- [What the task asks]: The lines from the top of the material below through the line containing "const seriesVals = [losses1, losses2, losses3, losses4];" are to be printed exactly, with pictures omitted.

- [Data segment]:
** start **
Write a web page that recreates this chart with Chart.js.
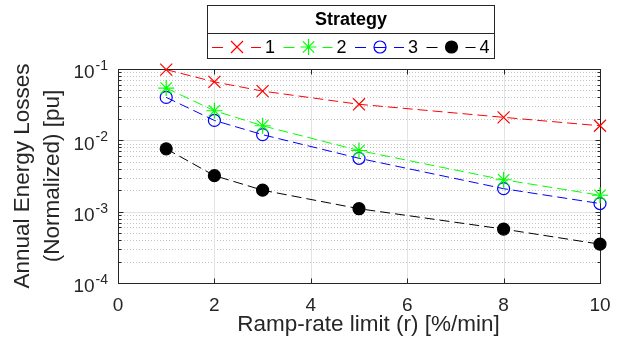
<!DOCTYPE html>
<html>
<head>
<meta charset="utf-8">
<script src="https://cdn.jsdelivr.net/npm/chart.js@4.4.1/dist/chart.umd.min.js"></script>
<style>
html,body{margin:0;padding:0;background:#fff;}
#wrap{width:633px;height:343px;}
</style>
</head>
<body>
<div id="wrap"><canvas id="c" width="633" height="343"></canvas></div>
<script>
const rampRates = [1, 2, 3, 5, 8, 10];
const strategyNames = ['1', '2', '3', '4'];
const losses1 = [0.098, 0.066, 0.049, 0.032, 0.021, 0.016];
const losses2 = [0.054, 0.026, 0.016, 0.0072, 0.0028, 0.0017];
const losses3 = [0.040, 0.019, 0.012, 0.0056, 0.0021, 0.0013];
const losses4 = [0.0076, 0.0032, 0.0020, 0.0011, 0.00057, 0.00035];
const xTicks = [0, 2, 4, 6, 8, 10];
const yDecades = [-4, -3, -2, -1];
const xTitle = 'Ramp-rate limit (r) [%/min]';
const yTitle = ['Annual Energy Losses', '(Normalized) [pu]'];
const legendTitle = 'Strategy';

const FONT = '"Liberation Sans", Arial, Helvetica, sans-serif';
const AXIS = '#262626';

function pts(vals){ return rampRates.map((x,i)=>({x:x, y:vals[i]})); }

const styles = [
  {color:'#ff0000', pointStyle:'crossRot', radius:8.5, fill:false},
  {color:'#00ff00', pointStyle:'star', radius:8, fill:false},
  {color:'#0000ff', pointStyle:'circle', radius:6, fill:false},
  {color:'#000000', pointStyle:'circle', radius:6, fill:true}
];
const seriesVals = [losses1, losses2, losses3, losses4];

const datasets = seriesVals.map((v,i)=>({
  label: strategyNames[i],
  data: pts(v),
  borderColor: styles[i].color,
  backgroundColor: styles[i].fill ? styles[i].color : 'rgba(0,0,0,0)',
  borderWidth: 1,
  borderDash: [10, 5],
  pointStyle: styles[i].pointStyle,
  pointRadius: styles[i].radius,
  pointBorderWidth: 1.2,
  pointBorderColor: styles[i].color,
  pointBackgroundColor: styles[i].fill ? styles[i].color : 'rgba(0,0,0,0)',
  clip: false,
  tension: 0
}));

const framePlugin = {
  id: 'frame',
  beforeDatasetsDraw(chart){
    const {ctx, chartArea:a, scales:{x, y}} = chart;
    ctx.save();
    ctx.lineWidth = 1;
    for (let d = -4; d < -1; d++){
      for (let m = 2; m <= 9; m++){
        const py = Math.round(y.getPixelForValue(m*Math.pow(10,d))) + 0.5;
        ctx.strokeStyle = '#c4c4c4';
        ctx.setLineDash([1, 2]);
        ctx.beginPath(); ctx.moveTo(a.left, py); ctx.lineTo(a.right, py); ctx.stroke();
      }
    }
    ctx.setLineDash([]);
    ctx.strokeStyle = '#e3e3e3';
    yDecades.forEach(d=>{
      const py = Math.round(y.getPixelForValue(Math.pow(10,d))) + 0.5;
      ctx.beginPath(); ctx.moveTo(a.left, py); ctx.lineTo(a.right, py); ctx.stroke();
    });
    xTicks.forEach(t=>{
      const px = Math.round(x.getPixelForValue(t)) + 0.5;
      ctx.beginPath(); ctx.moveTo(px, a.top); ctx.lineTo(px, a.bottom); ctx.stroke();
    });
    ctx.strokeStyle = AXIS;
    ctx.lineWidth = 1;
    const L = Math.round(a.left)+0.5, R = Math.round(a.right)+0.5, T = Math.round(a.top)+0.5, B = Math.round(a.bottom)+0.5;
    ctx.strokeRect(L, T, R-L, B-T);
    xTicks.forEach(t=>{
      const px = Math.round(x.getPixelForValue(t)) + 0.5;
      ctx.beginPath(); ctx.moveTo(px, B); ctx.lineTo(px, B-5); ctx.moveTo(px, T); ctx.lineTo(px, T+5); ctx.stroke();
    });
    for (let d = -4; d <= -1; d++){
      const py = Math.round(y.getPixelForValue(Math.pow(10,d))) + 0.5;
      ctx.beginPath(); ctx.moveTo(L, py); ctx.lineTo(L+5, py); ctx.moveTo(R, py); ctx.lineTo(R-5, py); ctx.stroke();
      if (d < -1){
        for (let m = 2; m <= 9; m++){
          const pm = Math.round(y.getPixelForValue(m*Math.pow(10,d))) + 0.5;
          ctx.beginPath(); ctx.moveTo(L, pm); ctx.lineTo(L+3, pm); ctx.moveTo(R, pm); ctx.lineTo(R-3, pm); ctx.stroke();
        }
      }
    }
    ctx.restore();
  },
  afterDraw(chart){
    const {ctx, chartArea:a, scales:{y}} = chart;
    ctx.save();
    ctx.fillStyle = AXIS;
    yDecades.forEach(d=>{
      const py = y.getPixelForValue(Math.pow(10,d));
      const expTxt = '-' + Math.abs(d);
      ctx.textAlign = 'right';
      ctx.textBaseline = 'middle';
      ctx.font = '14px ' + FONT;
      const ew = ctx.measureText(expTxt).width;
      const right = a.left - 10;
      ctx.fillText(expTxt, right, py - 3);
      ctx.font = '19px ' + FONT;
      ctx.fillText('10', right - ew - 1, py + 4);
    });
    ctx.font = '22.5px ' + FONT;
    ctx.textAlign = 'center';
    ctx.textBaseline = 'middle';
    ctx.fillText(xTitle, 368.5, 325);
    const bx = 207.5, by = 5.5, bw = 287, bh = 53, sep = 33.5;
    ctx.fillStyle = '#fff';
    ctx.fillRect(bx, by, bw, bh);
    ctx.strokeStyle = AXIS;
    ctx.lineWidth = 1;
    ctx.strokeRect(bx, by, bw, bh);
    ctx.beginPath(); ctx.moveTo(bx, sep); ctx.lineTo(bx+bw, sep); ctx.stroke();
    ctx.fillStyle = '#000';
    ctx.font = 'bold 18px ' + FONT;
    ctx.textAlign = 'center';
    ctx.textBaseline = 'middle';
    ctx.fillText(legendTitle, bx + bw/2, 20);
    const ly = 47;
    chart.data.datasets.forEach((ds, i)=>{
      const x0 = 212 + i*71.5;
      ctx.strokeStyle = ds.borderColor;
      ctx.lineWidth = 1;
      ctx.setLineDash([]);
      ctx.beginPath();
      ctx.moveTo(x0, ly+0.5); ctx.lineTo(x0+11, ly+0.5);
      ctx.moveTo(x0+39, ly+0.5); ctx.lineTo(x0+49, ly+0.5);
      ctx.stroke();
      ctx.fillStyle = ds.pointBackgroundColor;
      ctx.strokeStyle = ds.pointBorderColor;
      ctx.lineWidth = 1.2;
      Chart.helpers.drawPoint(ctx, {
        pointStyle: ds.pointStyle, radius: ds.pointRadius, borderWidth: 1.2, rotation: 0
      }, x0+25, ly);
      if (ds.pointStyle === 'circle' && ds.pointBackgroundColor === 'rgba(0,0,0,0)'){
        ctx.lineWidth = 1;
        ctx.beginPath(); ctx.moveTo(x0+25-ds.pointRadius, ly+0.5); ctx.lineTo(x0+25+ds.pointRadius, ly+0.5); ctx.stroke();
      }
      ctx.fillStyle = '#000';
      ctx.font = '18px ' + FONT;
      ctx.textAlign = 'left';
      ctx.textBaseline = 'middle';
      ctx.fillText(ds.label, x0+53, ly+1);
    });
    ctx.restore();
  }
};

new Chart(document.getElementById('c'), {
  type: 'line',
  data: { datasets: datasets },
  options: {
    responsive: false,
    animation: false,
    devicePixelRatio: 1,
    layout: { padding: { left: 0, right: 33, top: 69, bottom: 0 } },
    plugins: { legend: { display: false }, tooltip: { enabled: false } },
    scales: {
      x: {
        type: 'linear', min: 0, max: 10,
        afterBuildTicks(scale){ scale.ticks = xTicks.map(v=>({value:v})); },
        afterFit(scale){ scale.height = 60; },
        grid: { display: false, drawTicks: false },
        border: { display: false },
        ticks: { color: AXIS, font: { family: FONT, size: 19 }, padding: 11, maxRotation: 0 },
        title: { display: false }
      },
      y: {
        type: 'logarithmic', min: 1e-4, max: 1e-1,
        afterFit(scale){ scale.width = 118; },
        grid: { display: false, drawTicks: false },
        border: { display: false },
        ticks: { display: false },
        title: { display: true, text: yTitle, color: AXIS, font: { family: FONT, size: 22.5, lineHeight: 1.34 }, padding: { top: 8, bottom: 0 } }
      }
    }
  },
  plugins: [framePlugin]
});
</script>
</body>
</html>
** end **
- [Solved exercise]:
Write a web page that recreates this chart with Chart.js.
<!DOCTYPE html>
<html>
<head>
<meta charset="utf-8">
<script src="https://cdn.jsdelivr.net/npm/chart.js@4.4.1/dist/chart.umd.min.js"></script>
<style>
html,body{margin:0;padding:0;background:#fff;}
#wrap{width:633px;height:343px;}
</style>
</head>
<body>
<div id="wrap"><canvas id="c" width="633" height="343"></canvas></div>
<script>
const rampRates = [1, 2, 3, 5, 8, 10];
const strategyNames = ['1', '2', '3', '4'];
const losses1 = [0.098, 0.066, 0.049, 0.032, 0.021, 0.016];
const losses2 = [0.054, 0.026, 0.016, 0.0072, 0.0028, 0.0017];
const losses3 = [0.040, 0.019, 0.012, 0.0056, 0.0021, 0.0013];
const losses4 = [0.0076, 0.0032, 0.0020, 0.0011, 0.00057, 0.00035];
const xTicks = [0, 2, 4, 6, 8, 10];
const yDecades = [-4, -3, -2, -1];
const xTitle = 'Ramp-rate limit (r) [%/min]';
const yTitle = ['Annual Energy Losses', '(Normalized) [pu]'];
const legendTitle = 'Strategy';

const FONT = '"Liberation Sans", Arial, Helvetica, sans-serif';
const AXIS = '#262626';

function pts(vals){ return rampRates.map((x,i)=>({x:x, y:vals[i]})); }

const styles = [
  {color:'#ff0000', pointStyle:'crossRot', radius:8.5, fill:false},
  {color:'#00ff00', pointStyle:'star', radius:8, fill:false},
  {color:'#0000ff', pointStyle:'circle', radius:6, fill:false},
  {color:'#000000', pointStyle:'circle', radius:6, fill:true}
];
const seriesVals = [losses1, losses2, losses3, losses4];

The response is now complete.